GENEVA, SWITZERLAND – The 3.8 billion pages in English published by Wikipedia will not be accessible Wednesday, the Wikimedia Foundation that runs the site has announced, in protest against pending US legislation that it believes will seriously damage the free Internet. “The blackout is a protest against proposed legislation in the United States—the Stop Online Piracy Act (SOPA) in the US House of Representatives, and the PROTECT IP Act (PIPA) in the US Senate—that, if passed, would seriously damage the free and open Internet, including Wikipedia,” the group says on a web page.
The decision was a tough one to make, given Wikipedia’s insistence on remaining neutral about information, it points out. But the largest-ever Wikipedia online discussion, involving some 1,800 “Wikipedians” or volunteer contributors to the site, agreed. Sue Gardner, the foundation’s CEO, writes that “although Wikipedia’s articles are neutral, its existence is not. As Wikimedia Foundation board member Kat Walsh wrote on one of our mailing lists recently,
- We depend on a legal infrastructure that makes it possible for us to operate. And we depend on a legal infrastructure that also allows other sites to host user-contributed material, both information and expression. For the most part, Wikimedia projects are organizing and summarizing and collecting the world’s knowledge. We’re putting it in context, and showing people how to make to sense of it.

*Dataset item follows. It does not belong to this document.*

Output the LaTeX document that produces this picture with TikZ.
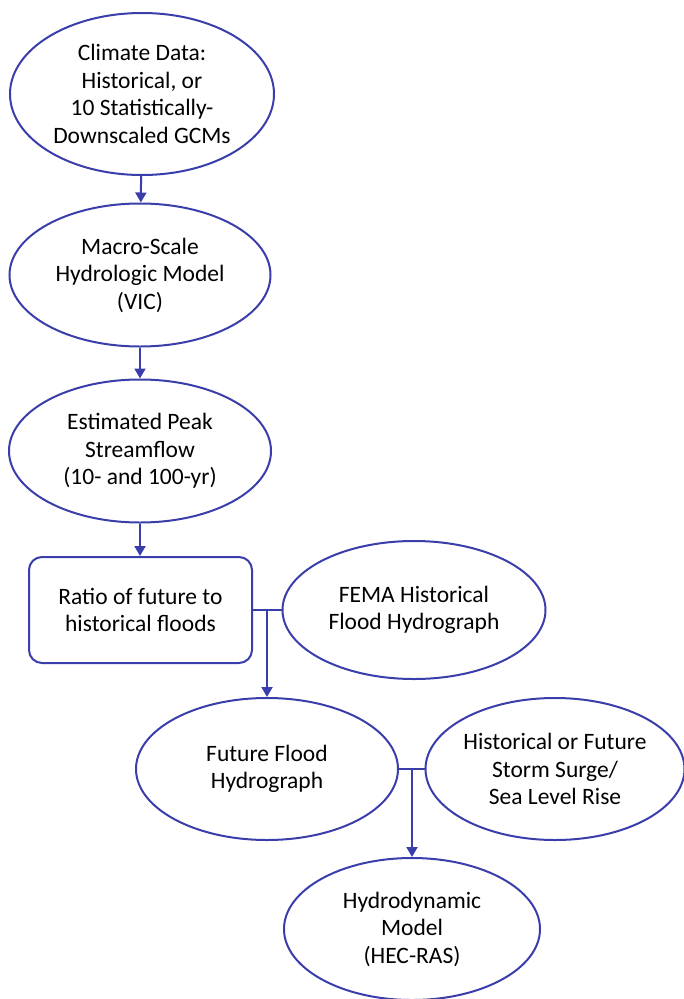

- But that knowledge has to be published somewhere for anyone to find and use it. Where it can be censored without due process, it hurts the speaker, the public, and Wikimedia. Where you can only speak if you have sufficient resources to fight legal challenges, or, if your views are pre-approved by someone who does, the same narrow set of ideas already popular will continue to be all anyone has meaningful access to.”